The U.S. auto safety regulator documented multiple instances of autonomous vehicles driving into active emergency scenes and blocking ambulances and firefighters.
The National Highway Traffic Safety Administration on Wednesday ordered self-driving car operators to address a "clear pattern" of driverless vehicles interfering with first responders, giving companies until the end of July to submit solutions.
"NHTSA has identified a clear pattern of driverless AVs interfering with law enforcement and other first responders," Jonathan Morrison, the agency's administrator, said in a letter to the industry. "The agency has documented multiple instances in which AVs drove directly into active emergency scenes, blocked the paths of ambulances and firefighters, or failed to recognize and respond to basic safety conditions like flashing lights, flares, smoke, fire, and traffic cones."
The warning follows a meeting earlier this year between NHTSA and emergency responders who reported recurring problems with autonomous vehicles near their operations. The agency said it expects operators to respond with solutions by the end of July and will schedule follow-up meetings with vehicle developers this month. NHTSA did not disclose the total number of documented incidents or specify which companies' vehicles were involved.
The regulatory pressure threatens to slow deployment timelines for companies including Waymo, Cruise, and Tesla, which have been expanding driverless operations across U.S. cities.

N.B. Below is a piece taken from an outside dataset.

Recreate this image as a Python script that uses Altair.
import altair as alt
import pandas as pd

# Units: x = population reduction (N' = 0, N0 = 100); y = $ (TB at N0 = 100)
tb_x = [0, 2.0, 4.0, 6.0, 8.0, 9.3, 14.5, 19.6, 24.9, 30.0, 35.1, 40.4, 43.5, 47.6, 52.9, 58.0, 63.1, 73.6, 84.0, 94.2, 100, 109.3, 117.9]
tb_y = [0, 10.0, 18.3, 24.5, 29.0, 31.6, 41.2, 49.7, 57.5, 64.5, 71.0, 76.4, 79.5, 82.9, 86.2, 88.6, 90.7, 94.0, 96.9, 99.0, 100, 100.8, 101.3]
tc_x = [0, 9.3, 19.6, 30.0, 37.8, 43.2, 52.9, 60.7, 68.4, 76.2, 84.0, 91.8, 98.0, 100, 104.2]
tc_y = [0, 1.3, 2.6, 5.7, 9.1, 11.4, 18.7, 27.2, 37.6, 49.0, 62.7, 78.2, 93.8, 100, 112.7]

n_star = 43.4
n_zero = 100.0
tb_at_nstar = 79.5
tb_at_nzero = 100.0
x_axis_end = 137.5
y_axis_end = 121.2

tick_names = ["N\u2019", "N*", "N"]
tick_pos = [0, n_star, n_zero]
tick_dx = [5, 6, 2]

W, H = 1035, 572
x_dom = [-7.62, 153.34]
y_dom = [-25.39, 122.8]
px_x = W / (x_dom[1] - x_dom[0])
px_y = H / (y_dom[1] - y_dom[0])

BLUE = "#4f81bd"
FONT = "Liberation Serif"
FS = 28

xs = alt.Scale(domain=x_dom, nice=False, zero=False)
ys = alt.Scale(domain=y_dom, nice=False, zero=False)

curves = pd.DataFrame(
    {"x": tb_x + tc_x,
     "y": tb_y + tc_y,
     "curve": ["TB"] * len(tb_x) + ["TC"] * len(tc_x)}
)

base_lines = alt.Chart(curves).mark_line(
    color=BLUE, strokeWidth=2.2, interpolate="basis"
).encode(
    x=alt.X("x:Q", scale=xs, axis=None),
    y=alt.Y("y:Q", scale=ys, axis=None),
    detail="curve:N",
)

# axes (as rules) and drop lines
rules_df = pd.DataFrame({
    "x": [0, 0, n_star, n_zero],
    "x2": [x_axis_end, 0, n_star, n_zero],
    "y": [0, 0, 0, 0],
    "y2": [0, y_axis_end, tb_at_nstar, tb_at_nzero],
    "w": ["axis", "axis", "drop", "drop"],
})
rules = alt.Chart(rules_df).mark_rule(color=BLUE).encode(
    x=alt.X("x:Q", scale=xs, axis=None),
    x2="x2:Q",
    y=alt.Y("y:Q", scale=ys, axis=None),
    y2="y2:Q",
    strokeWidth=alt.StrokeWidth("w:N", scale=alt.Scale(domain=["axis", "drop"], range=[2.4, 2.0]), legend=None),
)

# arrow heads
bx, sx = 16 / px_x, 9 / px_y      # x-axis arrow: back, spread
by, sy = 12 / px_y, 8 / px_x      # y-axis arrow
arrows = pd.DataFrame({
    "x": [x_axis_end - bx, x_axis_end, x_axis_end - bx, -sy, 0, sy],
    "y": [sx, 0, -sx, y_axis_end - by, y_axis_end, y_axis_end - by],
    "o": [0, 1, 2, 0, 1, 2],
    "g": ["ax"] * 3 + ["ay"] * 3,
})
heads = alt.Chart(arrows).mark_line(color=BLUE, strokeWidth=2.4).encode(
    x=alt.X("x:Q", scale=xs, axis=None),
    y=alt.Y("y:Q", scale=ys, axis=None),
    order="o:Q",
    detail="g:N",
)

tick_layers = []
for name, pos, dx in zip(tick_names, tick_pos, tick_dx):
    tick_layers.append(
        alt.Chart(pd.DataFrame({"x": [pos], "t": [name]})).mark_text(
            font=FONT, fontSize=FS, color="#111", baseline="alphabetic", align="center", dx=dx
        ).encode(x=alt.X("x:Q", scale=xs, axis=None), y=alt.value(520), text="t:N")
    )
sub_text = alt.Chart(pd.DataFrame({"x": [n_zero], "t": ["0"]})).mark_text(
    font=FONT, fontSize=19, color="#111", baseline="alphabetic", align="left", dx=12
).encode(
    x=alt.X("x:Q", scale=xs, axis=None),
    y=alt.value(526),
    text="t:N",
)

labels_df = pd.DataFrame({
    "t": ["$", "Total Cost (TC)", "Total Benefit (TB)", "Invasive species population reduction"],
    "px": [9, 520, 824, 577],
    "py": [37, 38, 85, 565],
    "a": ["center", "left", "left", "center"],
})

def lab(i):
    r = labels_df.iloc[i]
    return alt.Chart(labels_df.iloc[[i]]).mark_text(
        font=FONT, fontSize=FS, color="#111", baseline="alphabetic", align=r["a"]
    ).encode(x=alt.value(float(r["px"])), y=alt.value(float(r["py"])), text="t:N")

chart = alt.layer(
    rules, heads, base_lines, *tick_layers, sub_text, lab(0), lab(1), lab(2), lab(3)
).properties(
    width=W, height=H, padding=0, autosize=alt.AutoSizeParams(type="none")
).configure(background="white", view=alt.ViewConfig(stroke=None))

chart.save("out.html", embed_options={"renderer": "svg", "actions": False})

NHTSA's rare public warning signals the agency may impose operational restrictions or mandatory recalls if the industry fails to demonstrate adequate fixes. The last time NHTSA issued a similar industry-wide alert on autonomous vehicle safety was in 2021, when it opened a formal investigation into Tesla's driver-assistance system after a series of crashes with emergency vehicles.
A Pattern of Interference
The documented incidents cover a range of scenarios that autonomous vehicles have struggled to handle. NHTSA said driverless cars drove directly into active emergency scenes, blocked the paths of ambulances and firefighters, and failed to recognize basic safety cues such as flashing lights, flares, smoke, fire, and traffic cones. The agency described the trend as "disturbing" and said it had become more frequent over the past several months.

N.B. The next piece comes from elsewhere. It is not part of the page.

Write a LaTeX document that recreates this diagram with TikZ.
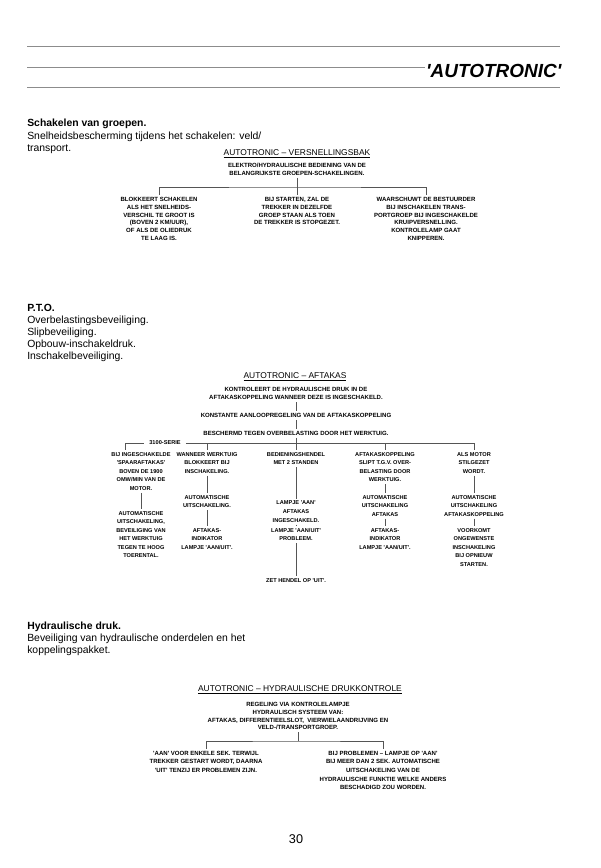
\documentclass[tikz,border=0pt]{standalone}
\usepackage{fontspec}
\setmainfont{Liberation Sans}[Ligatures=TeXOff]
\usepackage{xcolor}
\usepackage{tikz}
\usetikzlibrary{positioning}
\definecolor{rulegray}{HTML}{8C8C8C}
\definecolor{wiregray}{HTML}{555555}
\tikzset{
  para/.style={anchor=north west, inner sep=0pt, align=left, font=\fontsize{7.4}{8.7}\selectfont},
  dhead/.style={anchor=base, inner sep=0pt, font=\fontsize{6}{7}\selectfont},
  blok/.style={anchor=north, inner xsep=0pt, inner ysep=1.5pt, align=center, font=\bfseries\fontsize{4.3}{5.6}\selectfont},
  blokw/.style={blok, font=\bfseries\fontsize{4.3}{6.1}\selectfont},
  kol/.style={blok, font=\bfseries\fontsize{4}{6.1}\selectfont},
  tag/.style={anchor=center, inner xsep=3.5pt, inner ysep=0pt, font=\bfseries\fontsize{4}{5}\selectfont},
  wire/.style={draw=wiregray, line width=0.45pt},
  rule/.style={draw=rulegray, line width=0.6pt},
}
\begin{document}
\begin{tikzpicture}[x=0.025cm, y=-0.025cm]
\useasboundingbox (0,0) rectangle (600,868);
\draw[rule] (27,46) -- (560,46);
\draw[rule] (27,67) -- (560,67);
\draw[rule] (27,87) -- (560,87);
\node[anchor=base east, inner sep=1pt, fill=white, font=\bfseries\itshape\fontsize{13.5}{16}\selectfont] (ttl) at (563,77) {'AUTOTRONIC'};

\node[para] (grp) at (27,119) {\textbf{Schakelen van groepen.}\\Snelheidsbescherming tijdens het schakelen: veld/\\transport.};
\node[para] (pto) at (27,303.5) {\textbf{P.T.O.}\\Overbelastingsbeveiliging.\\Slipbeveiliging.\\Opbouw-inschakeldruk.\\Inschakelbeveiliging.};
\node[para] (hyd) at (27,621.5) {\textbf{Hydraulische druk.}\\Beveiliging van hydraulische onderdelen en het\\koppelingspakket.};

\node[dhead] (t1) at (297,155) {\underline{AUTOTRONIC – VERSNELLINGSBAK}};
\node[blok] (v1) at (297,160.7) {ELEKTRO/HYDRAULISCHE BEDIENING VAN DE\\BELANGRIJKSTE GROEPEN-SCHAKELINGEN.};
\node[blok] (v1l) at (159,194.7) {BLOKKEERT SCHAKELEN\\ALS HET SNELHEIDS-\\VERSCHIL TE GROOT IS\\(BOVEN 2 KM/UUR),\\OF ALS DE OLIEDRUK\\TE LAAG IS.};
\node[blok] (v1m) at (297,194.7) {BIJ STARTEN, ZAL DE\\TREKKER IN DEZELFDE\\GROEP STAAN ALS TOEN\\DE TREKKER IS STOPGEZET.};
\node[blok] (v1r) at (426,194.7) {WAARSCHUWT DE BESTUURDER\\BIJ INSCHAKELEN TRANS-\\PORTGROEP BIJ INGESCHAKELDE\\KRUIPVERSNELLING.\\KONTROLELAMP GAAT\\KNIPPEREN.};
\coordinate (j1) at (297,187);
\draw[wire] (v1.south) -- (j1);
\draw[wire] (v1l.north) |- (j1) -| (v1r.north);
\draw[wire] (v1m.north) -- (j1);

\node[dhead] (t2) at (295,378) {\underline{AUTOTRONIC – AFTAKAS}};
\node[blokw] (a1) at (296,384.7) {KONTROLEERT DE HYDRAULISCHE DRUK IN DE\\AFTAKASKOPPELING WANNEER DEZE IS INGESCHAKELD.};
\node[blokw] (a2) at (296,410.7) {KONSTANTE AANLOOPREGELING VAN DE AFTAKASKOPPELING};
\node[blokw] (a3) at (296,428.7) {BESCHERMD TEGEN OVERBELASTING DOOR HET WERKTUIG.};
\node[tag] (serie) at (165,443) {3100-SERIE};
\node[kol] (c1a) at (141,449.7) {BIJ INGESCHAKELDE\\'SPAARAFTAKAS'\\BOVEN DE 1900\\OMW/MIN VAN DE\\MOTOR.};
\node[kol] (c1b) at (141,508.7) {AUTOMATISCHE\\UITSCHAKELING,\\BEVEILIGING VAN\\HET WERKTUIG\\TEGEN TE HOOG\\TOERENTAL.};
\node[kol] (c2a) at (207,449.7) {WANNEER WERKTUIG\\BLOKKEERT BIJ\\INSCHAKELING.};
\node[kol] (c2b) at (207,492.7) {AUTOMATISCHE\\UITSCHAKELING.};
\node[kol] (c2c) at (207,525.7) {AFTAKAS-\\INDIKATOR\\LAMPJE 'AAN/UIT'.};
\node[kol] (c3a) at (296,449.7) {BEDIENINGSHENDEL\\MET 2 STANDEN};
\node[kol] (c3b) at (296,498.7) {LAMPJE 'AAN'\\AFTAKAS\\INGESCHAKELD.};
\node[kol] (c3c) at (296,525.7) {LAMPJE 'AAN/UIT'\\PROBLEEM.};
\node[kol] (c3d) at (296,575.7) {ZET HENDEL OP 'UIT'.};
\node[kol] (c4a) at (385,449.7) {AFTAKASKOPPELING\\SLIPT T.G.V. OVER-\\BELASTING DOOR\\WERKTUIG.};
\node[kol] (c4b) at (385,492.7) {AUTOMATISCHE\\UITSCHAKELING\\AFTAKAS};
\node[kol] (c4c) at (385,525.7) {AFTAKAS-\\INDIKATOR\\LAMPJE 'AAN/UIT'.};
\node[kol] (c5a) at (474,449.7) {ALS MOTOR\\STILGEZET\\WORDT.};
\node[kol] (c5b) at (474,492.7) {AUTOMATISCHE\\UITSCHAKELING\\AFTAKASKOPPELING};
\node[kol] (c5c) at (474,525.7) {VOORKOMT\\ONGEWENSTE\\INSCHAKELING\\BIJ OPNIEUW\\STARTEN.};
\coordinate (s1) at (125,443);
\draw[wire] (a1.south) -- (a2.north);
\draw[wire] (a2.south) -- (a3.north);
\draw[wire] (a3.south) -- (c3a.north);
\draw[wire] (s1 |- c1a.north) -- (s1) -- (serie.west);
\draw[wire] (serie.east) -| (c5a.north);
\foreach \c in {c2a,c4a} \draw[wire] (\c.north) -- (\c.north |- serie);
\foreach \a/\b in {c1a/c1b, c2a/c2b, c2b/c2c, c3a/c3b, c3b/c3c, c3c/c3d, c4a/c4b, c4b/c4c, c5a/c5b, c5b/c5c}
  \draw[wire] (\a.south) -- (\b.north);

\node[dhead] (t3) at (300,691) {\underline{AUTOTRONIC – HYDRAULISCHE DRUKKONTROLE}};
\node[blok] (h1) at (298,699.7) {REGELING VIA KONTROLELAMPJE\\HYDRAULISCH SYSTEEM VAN:\\AFTAKAS, DIFFERENTIEELSLOT, \ VIERWIELAANDRIJVING EN\\VELD-/TRANSPORTGROEP.};
\node[blokw] (hl) at (206,748.7) {'AAN' VOOR ENKELE SEK. TERWIJL\\TREKKER GESTART WORDT, DAARNA\\'UIT' TENZIJ ER PROBLEMEN ZIJN.};
\node[blokw] (hr) at (383,748.7) {BIJ PROBLEMEN – LAMPJE OP 'AAN'\\BIJ MEER DAN 2 SEK. AUTOMATISCHE\\UITSCHAKELING VAN DE\\HYDRAULISCHE FUNKTIE WELKE ANDERS\\BESCHADIGD ZOU WORDEN.};
\coordinate (j3) at (298,741);
\draw[wire] (h1.south) -- (j3);
\draw[wire] (hl.north) |- (j3) -| (hr.north);

\node[font=\fontsize{9}{10}\selectfont] (pg) at (296,839) {30};
\end{tikzpicture}
\end{document}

The federal action comes as states pursue their own autonomous-vehicle rules. New Jersey's S1677 bill, expected for a vote later this year, would require fully driverless operators to use cameras plus two distinct sensing modalities and complete 50,000 miles of in-state supervised testing before commercial service. The proposal could exclude Tesla's camera-only robotaxi approach unless the company changes hardware or lawmakers amend the language, according to The Verge.
Regulatory Pressure Mounts
For autonomous-vehicle developers, the converging federal and state requirements mean validation evidence must now cover sensor redundancy, incident reporting, data retention, and first-responder handling — not just lane-keeping or object-detection accuracy. Companies that rely on camera-only perception stacks face the most direct commercial constraint if New Jersey's bill becomes law.
NHTSA said it will schedule meetings with vehicle developers by the end of this month to hear their proposed solutions. The agency did not specify what enforcement actions it could take if companies fail to address the concerns, but the warning letter carries the weight of potential recall authority. Autonomous-vehicle operators now face a compressed timeline to demonstrate that their systems can reliably detect and respond to emergency scenes — a capability that, until now, has largely been tested in simulation rather than real-world conditions.
The NHTSA directive and state-level bills create a compliance patchwork that could fragment robotaxi deployment strategies across markets. Operators may need to maintain different hardware configurations and validation packages for each jurisdiction, raising costs and extending timelines for nationwide expansion.
This article is for informational purposes only and does not constitute investment advice.